── MATERIAL FOR THIS TASK ──

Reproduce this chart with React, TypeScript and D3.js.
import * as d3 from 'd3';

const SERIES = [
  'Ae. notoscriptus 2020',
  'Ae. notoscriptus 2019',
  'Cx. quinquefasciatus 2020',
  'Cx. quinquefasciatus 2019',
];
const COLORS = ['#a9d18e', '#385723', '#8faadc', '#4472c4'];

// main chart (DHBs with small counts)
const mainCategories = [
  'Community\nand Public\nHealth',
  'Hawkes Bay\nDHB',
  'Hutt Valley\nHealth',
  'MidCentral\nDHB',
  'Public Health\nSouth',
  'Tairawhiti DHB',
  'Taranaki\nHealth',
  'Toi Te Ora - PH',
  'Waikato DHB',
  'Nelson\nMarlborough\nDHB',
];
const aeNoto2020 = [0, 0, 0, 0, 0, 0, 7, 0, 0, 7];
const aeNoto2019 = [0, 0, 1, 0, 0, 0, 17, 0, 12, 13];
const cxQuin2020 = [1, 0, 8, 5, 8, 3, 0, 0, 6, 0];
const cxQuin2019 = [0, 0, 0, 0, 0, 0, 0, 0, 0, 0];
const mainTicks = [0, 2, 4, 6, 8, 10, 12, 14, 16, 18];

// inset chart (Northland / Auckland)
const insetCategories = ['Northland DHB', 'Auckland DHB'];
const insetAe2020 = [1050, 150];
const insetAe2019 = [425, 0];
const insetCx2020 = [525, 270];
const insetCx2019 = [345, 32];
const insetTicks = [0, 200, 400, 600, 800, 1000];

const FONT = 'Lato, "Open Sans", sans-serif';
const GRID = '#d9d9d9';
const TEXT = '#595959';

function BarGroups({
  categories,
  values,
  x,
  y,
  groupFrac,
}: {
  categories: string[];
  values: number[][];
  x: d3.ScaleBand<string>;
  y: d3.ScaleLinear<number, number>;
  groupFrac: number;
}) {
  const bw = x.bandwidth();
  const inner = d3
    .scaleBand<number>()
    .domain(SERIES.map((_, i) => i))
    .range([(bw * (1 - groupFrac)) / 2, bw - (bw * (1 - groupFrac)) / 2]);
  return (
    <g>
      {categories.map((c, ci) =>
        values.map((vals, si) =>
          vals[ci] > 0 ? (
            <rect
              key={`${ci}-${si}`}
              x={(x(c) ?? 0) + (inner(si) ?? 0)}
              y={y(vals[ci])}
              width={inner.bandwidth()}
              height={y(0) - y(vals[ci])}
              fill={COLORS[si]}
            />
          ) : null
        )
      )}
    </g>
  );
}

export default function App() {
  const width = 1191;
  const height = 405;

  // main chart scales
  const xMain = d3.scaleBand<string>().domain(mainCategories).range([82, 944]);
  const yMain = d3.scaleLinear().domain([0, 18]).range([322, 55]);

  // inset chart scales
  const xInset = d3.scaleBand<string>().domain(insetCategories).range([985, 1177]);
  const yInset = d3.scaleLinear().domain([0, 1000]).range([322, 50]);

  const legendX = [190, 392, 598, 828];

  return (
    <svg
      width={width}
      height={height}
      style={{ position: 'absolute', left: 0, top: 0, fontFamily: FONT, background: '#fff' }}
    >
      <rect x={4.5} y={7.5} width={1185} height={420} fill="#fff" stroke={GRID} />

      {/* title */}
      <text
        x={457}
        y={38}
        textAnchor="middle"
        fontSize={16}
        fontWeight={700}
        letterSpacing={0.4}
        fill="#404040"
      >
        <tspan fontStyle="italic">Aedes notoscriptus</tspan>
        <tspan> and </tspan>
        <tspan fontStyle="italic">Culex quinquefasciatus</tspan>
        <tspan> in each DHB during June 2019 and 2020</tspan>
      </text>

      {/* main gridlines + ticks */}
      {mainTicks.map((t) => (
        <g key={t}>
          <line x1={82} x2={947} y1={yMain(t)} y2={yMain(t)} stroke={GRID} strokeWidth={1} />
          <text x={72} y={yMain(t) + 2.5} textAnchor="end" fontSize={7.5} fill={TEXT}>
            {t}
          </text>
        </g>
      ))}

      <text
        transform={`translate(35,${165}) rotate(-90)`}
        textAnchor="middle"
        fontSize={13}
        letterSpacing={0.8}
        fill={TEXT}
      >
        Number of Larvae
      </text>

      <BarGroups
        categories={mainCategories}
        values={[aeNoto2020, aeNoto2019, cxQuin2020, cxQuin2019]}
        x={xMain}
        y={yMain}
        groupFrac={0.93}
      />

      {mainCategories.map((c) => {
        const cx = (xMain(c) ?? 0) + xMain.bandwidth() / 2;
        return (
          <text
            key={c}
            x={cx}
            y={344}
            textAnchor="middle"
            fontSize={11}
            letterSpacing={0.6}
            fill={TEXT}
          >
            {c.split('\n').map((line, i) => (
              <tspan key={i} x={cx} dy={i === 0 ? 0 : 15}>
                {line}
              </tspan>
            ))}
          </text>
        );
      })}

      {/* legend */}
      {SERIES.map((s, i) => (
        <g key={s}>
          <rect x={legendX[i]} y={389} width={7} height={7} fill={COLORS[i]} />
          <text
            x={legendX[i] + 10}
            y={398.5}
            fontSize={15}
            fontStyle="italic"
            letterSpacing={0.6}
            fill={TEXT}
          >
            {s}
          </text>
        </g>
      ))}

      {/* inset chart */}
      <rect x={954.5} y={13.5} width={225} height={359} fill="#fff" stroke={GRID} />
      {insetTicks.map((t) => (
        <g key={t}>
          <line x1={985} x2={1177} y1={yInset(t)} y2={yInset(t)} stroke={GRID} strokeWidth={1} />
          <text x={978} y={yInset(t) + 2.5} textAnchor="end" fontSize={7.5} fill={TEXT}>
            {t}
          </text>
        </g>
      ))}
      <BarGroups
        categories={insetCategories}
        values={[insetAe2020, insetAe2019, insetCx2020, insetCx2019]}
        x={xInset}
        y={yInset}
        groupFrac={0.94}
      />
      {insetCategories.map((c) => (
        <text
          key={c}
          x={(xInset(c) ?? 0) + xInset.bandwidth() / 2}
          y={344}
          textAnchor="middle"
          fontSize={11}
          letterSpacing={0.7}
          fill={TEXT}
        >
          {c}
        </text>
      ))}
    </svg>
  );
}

───
── MATERIAL FOR THIS TASK ──

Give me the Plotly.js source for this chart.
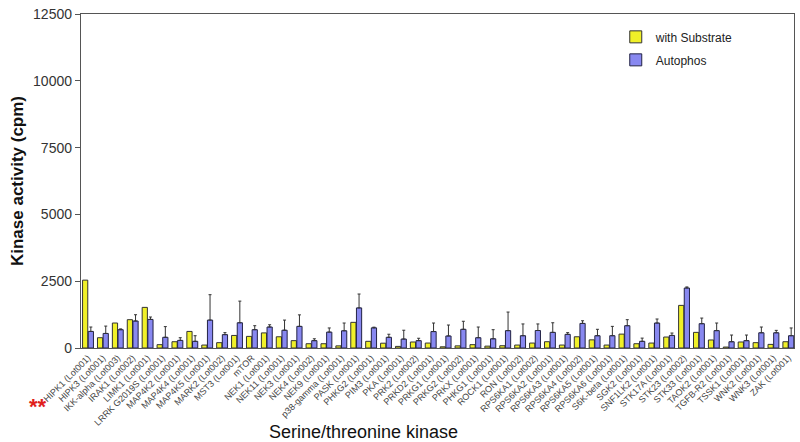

───
── MATERIAL FOR THIS TASK ──

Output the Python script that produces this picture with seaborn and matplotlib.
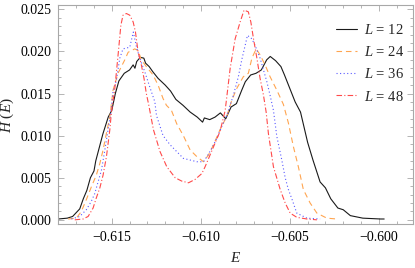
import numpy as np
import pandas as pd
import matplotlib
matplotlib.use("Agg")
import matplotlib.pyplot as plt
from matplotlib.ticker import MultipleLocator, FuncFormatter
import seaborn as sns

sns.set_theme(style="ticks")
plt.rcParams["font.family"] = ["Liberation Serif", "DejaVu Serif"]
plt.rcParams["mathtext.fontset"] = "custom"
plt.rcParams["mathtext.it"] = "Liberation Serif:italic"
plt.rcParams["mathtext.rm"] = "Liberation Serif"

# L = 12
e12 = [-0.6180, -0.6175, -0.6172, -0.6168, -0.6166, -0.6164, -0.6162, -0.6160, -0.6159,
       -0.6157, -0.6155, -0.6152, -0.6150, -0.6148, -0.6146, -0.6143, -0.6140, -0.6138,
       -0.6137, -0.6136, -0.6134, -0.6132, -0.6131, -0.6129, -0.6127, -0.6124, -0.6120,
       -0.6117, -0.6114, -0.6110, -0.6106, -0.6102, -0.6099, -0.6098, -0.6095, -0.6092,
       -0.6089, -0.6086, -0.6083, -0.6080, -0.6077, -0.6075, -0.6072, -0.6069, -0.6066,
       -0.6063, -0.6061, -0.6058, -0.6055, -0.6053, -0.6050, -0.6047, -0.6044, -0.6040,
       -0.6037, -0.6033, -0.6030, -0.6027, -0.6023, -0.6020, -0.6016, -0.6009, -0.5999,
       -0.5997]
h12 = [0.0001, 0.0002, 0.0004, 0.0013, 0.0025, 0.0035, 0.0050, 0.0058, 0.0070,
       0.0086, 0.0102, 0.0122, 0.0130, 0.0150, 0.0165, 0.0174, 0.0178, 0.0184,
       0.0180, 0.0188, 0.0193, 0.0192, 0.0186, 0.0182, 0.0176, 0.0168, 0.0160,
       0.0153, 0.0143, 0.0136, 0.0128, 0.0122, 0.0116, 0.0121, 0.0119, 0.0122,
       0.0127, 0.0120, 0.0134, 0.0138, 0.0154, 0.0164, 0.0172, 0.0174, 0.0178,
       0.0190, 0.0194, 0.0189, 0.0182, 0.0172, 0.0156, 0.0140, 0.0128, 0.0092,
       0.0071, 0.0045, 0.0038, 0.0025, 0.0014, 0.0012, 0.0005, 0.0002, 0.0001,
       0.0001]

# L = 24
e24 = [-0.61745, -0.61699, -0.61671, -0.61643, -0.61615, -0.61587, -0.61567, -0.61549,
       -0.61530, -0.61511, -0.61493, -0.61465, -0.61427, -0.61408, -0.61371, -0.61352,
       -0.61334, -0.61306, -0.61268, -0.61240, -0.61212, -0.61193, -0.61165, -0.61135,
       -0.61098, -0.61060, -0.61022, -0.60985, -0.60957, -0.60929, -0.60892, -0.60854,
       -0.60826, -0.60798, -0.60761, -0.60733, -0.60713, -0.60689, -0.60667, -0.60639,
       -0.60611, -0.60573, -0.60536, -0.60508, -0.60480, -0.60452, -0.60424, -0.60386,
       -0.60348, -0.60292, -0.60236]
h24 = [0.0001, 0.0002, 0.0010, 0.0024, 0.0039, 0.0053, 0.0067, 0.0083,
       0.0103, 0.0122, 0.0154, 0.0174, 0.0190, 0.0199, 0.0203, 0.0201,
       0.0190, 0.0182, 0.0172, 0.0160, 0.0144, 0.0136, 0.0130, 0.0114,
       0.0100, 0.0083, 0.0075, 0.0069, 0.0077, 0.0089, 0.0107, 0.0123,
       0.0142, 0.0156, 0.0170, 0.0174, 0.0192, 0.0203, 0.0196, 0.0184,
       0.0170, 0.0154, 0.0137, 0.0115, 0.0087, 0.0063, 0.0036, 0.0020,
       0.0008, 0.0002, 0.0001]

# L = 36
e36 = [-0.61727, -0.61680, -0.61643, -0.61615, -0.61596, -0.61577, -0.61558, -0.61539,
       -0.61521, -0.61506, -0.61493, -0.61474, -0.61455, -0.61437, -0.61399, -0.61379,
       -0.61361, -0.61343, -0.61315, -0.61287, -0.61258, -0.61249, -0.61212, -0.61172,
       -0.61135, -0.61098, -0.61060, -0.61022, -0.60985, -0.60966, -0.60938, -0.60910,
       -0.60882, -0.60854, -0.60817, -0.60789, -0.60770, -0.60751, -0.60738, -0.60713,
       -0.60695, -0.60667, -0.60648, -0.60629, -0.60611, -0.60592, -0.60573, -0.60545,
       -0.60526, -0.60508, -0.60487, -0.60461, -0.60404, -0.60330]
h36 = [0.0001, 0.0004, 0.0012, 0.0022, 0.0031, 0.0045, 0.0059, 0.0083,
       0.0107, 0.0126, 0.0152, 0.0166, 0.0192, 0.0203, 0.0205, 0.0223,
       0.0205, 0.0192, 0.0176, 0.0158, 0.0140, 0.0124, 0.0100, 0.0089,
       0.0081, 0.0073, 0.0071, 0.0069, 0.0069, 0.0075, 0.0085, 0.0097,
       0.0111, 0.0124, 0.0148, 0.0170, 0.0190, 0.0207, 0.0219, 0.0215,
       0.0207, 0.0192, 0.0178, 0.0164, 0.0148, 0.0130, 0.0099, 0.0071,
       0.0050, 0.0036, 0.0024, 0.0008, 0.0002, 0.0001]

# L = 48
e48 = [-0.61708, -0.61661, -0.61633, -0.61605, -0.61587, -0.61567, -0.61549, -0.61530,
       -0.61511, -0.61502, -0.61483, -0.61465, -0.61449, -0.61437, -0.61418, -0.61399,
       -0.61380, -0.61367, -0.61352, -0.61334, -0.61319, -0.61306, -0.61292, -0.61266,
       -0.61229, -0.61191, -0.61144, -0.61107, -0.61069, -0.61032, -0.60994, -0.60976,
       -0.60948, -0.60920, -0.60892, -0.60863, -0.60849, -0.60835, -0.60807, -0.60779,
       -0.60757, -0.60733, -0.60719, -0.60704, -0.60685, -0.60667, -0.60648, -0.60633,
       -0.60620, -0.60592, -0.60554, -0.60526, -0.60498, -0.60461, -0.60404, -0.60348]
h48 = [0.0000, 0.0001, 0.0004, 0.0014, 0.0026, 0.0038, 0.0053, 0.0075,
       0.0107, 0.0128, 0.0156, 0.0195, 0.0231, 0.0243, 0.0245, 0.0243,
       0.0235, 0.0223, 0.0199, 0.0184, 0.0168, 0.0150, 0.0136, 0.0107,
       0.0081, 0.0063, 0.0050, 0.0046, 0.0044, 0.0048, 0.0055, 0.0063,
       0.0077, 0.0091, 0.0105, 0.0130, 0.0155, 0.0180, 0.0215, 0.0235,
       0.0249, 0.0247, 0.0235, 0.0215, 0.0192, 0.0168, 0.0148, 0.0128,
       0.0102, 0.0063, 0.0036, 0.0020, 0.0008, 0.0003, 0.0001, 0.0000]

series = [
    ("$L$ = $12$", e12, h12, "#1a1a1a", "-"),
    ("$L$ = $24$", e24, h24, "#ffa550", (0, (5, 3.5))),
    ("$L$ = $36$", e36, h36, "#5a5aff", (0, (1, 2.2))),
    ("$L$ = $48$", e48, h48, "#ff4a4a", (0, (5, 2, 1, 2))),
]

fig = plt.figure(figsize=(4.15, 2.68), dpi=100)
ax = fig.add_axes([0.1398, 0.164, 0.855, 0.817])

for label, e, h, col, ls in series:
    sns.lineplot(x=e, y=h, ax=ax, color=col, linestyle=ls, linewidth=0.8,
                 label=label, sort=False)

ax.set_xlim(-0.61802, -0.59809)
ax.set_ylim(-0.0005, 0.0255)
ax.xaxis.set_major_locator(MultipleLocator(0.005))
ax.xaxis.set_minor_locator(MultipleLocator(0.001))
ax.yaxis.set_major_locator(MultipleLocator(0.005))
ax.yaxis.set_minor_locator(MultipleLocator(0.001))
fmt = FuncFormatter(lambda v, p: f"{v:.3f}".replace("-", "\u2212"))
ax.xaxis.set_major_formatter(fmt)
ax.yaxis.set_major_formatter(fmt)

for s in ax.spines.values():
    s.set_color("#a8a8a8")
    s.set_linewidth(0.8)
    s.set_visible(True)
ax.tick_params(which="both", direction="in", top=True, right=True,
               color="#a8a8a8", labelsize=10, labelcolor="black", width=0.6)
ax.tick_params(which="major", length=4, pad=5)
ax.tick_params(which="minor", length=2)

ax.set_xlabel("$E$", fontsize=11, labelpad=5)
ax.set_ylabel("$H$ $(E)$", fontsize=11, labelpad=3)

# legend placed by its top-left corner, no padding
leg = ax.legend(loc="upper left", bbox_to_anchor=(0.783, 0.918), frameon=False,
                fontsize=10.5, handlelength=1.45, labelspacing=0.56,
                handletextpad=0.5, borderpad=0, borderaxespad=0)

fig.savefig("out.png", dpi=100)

───

Repeat, word for word, only the lines from the line holding "Reproduce this chart" through the line holding "14, 16, 18];", with both of those lines included.

Reproduce this chart with React, TypeScript and D3.js.
import * as d3 from 'd3';

const SERIES = [
  'Ae. notoscriptus 2020',
  'Ae. notoscriptus 2019',
  'Cx. quinquefasciatus 2020',
  'Cx. quinquefasciatus 2019',
];
const COLORS = ['#a9d18e', '#385723', '#8faadc', '#4472c4'];

// main chart (DHBs with small counts)
const mainCategories = [
  'Community\nand Public\nHealth',
  'Hawkes Bay\nDHB',
  'Hutt Valley\nHealth',
  'MidCentral\nDHB',
  'Public Health\nSouth',
  'Tairawhiti DHB',
  'Taranaki\nHealth',
  'Toi Te Ora - PH',
  'Waikato DHB',
  'Nelson\nMarlborough\nDHB',
];
const aeNoto2020 = [0, 0, 0, 0, 0, 0, 7, 0, 0, 7];
const aeNoto2019 = [0, 0, 1, 0, 0, 0, 17, 0, 12, 13];
const cxQuin2020 = [1, 0, 8, 5, 8, 3, 0, 0, 6, 0];
const cxQuin2019 = [0, 0, 0, 0, 0, 0, 0, 0, 0, 0];
const mainTicks = [0, 2, 4, 6, 8, 10, 12, 14, 16, 18];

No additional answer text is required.